The effect of chemotherapy for malignancy on the natural history of aortic aneurysm.

Journal of Vascular Surgery

PubMedID: 25149862

Martin ZL, Mastracci TM, Greenberg RK, Morales JP, Bena J. The effect of chemotherapy for malignancy on the natural history of aortic aneurysm. J Vasc Surg. 2015;61(1):50-7.
OBJECTIVE
Surgical dogma holds that chemotherapy increases the risk of aneurysm growth and rupture. We sought to determine the effect of cytotoxic chemotherapy on the growth of aortic aneurysms.

METHODS
All patients undergoing chemotherapy for malignancy with coexisting aortic aneurysms at our institution between 2000 and 2011 were identified. Review of electronic medical records and rereview of serial cross-sectional imaging was performed. An additional cohort of patients undergoing aneurysm surveillance during the same period was identified, and demographic and anatomic variables were collected. Planned analysis included descriptive analysis, change in aneurysm diameter over time, and association of growth or need for intervention with type of chemotherapy and type of malignancy.

RESULTS
Between 2000 and 2011, 125 patients at our institution had a concurrent diagnosis of aortic aneurysm and malignancy requiring cytotoxic chemotherapy. Cross-sectional imaging was available for 91 patients. The predominant malignancy type was lung cancer (34 of 91 [38%]), followed by lymphoma (21 of 91 [23%]) and colorectal cancer (10 of 91 [11%]). Most aneurysms were infrarenal (53 of 91 [58%]).

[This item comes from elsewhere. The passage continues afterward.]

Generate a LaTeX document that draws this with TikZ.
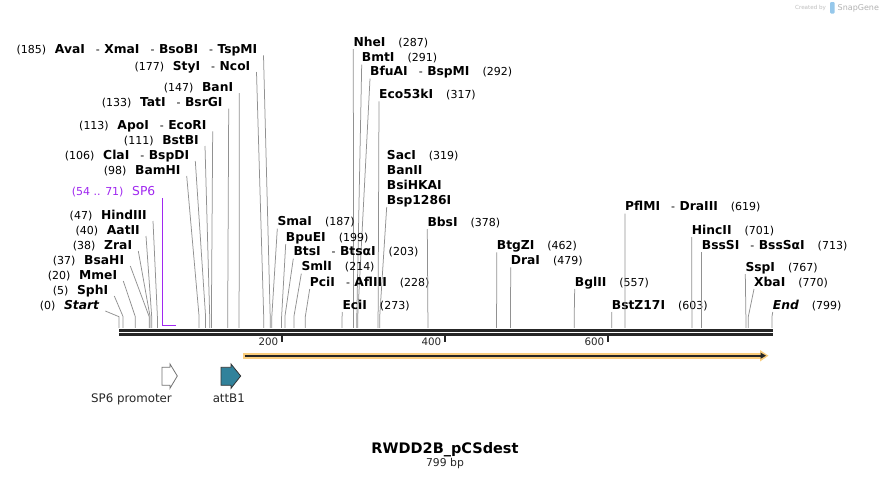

Most patients were treated with more than one class of chemotherapeutic agent over 267 days (interquartile range [IQR], 144-469 days), and most had at least one cycle of alkylating agents (73 of 91), in addition to antimetabolites (42 of 91) and plant alkaloids/terpenoids (40 of 92). Chemotherapy regimens included steroids in 84 patients (92%). The baseline aneurysm diameter was 41.4 mm (IQR, 34.9-51.3 mm) for patients who received chemotherapeutic agents and 46.0 mm (IQR, 40-52 mm) for those who did not. Eight of the 91 patients (9%) underwent aneurysm repair during chemotherapy, but only two required urgent repair due to aneurysm rupture. The rate of aneurysm growth per year for patients who did and did not receive chemotherapy was similar at 2.3 mm vs 2.4 mm (P = .69).

CONCLUSIONS
In 91 patients over 10 years at our institution, chemotherapy did not increase aneurysm growth compared with patients not undergoing treatment for malignancy.